▶ DIRECTIONS: Retype, please, the listing from its opening line through the line that contains "const values = [aian, asian, black, hispanic, white];", both included, without the pictures.

▶ SOURCE EXCERPT:

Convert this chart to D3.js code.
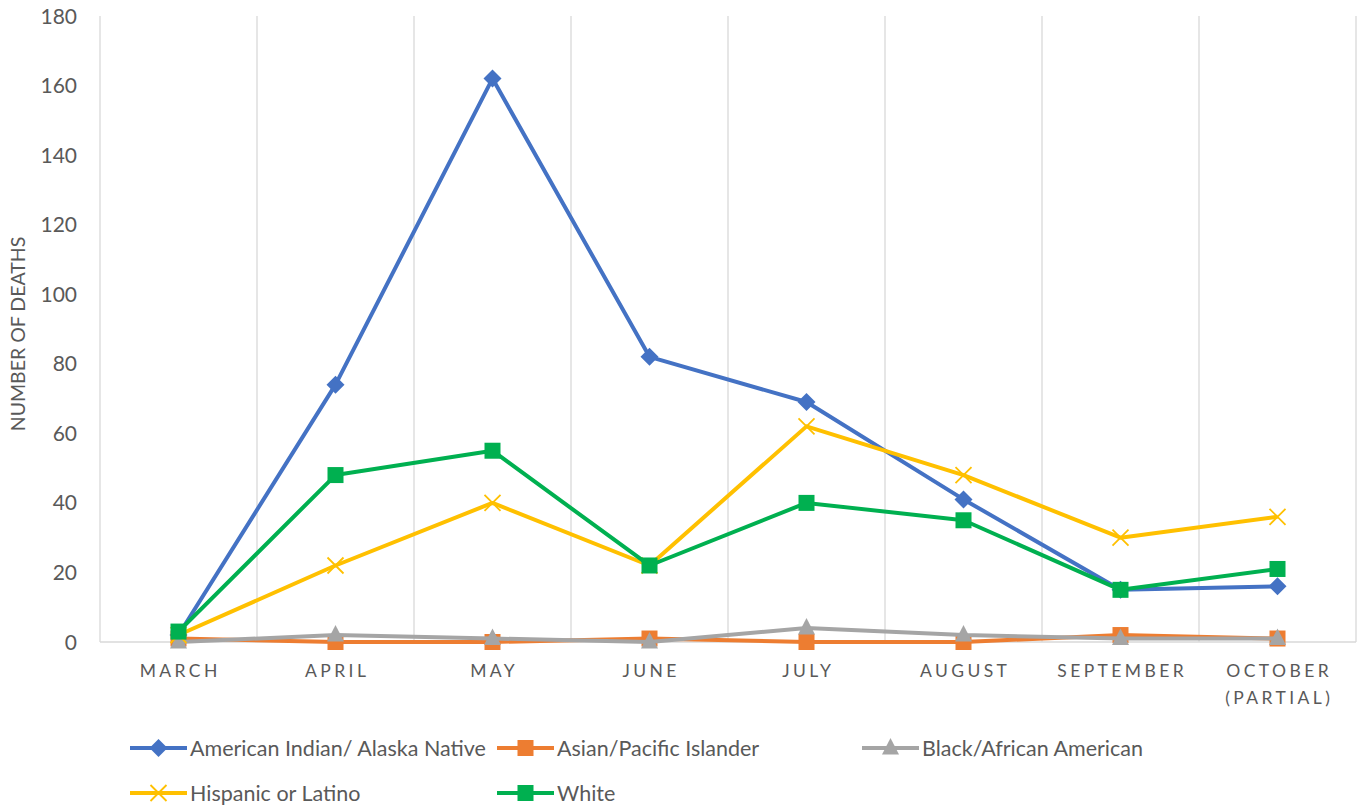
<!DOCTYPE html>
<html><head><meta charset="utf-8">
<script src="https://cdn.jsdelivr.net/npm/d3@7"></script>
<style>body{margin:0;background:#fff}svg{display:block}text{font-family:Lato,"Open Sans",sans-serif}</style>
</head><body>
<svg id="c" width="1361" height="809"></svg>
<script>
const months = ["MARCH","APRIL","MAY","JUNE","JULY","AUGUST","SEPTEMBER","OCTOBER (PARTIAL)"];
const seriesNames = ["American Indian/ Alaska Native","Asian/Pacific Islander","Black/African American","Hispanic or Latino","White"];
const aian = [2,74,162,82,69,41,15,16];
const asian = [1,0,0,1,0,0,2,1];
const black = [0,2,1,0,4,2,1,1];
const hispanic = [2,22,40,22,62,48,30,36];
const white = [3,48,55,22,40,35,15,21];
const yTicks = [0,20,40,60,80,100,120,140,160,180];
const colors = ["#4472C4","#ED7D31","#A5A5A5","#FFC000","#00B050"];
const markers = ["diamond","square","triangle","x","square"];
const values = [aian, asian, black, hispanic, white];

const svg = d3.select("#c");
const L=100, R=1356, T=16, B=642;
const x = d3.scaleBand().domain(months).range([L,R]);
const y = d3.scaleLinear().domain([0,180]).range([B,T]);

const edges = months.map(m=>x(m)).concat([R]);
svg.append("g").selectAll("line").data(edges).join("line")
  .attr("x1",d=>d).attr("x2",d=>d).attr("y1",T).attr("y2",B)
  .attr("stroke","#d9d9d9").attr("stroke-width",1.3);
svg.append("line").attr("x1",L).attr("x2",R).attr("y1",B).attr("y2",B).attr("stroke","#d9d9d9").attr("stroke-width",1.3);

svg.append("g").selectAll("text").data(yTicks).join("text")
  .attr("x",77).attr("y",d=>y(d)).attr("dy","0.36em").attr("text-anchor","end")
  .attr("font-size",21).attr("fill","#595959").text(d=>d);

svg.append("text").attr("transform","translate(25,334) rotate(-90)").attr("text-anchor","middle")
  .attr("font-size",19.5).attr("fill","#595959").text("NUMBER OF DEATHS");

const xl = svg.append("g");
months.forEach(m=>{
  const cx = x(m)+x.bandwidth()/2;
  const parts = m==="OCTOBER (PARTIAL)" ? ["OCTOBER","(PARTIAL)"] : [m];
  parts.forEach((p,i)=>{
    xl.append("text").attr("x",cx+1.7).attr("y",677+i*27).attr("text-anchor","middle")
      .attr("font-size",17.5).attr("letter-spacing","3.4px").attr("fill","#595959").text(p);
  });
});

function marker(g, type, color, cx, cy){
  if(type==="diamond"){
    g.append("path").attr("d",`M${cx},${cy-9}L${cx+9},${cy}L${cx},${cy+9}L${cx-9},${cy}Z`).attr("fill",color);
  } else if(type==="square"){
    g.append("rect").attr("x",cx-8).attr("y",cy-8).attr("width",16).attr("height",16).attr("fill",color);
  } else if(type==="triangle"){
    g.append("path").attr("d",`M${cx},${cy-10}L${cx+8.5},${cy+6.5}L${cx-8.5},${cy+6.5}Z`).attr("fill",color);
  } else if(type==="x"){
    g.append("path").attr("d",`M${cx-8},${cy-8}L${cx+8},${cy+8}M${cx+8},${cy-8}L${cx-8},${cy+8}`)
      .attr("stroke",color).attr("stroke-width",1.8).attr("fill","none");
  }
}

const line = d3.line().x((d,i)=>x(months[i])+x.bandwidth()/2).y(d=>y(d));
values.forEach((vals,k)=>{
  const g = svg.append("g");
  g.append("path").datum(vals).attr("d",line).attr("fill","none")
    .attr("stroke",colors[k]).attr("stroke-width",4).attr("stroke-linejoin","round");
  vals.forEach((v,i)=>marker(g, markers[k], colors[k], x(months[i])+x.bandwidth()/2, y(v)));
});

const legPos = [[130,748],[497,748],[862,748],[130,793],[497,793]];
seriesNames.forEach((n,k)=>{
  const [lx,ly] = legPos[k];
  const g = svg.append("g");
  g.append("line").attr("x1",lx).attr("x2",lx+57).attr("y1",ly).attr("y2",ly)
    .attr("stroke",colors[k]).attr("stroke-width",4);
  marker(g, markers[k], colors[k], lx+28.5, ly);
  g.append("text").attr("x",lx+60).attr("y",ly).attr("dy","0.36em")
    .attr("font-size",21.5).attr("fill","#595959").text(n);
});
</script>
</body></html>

▶ THE ANSWER:
Convert this chart to D3.js code.
<!DOCTYPE html>
<html><head><meta charset="utf-8">
<script src="https://cdn.jsdelivr.net/npm/d3@7"></script>
<style>body{margin:0;background:#fff}svg{display:block}text{font-family:Lato,"Open Sans",sans-serif}</style>
</head><body>
<svg id="c" width="1361" height="809"></svg>
<script>
const months = ["MARCH","APRIL","MAY","JUNE","JULY","AUGUST","SEPTEMBER","OCTOBER (PARTIAL)"];
const seriesNames = ["American Indian/ Alaska Native","Asian/Pacific Islander","Black/African American","Hispanic or Latino","White"];
const aian = [2,74,162,82,69,41,15,16];
const asian = [1,0,0,1,0,0,2,1];
const black = [0,2,1,0,4,2,1,1];
const hispanic = [2,22,40,22,62,48,30,36];
const white = [3,48,55,22,40,35,15,21];
const yTicks = [0,20,40,60,80,100,120,140,160,180];
const colors = ["#4472C4","#ED7D31","#A5A5A5","#FFC000","#00B050"];
const markers = ["diamond","square","triangle","x","square"];
const values = [aian, asian, black, hispanic, white];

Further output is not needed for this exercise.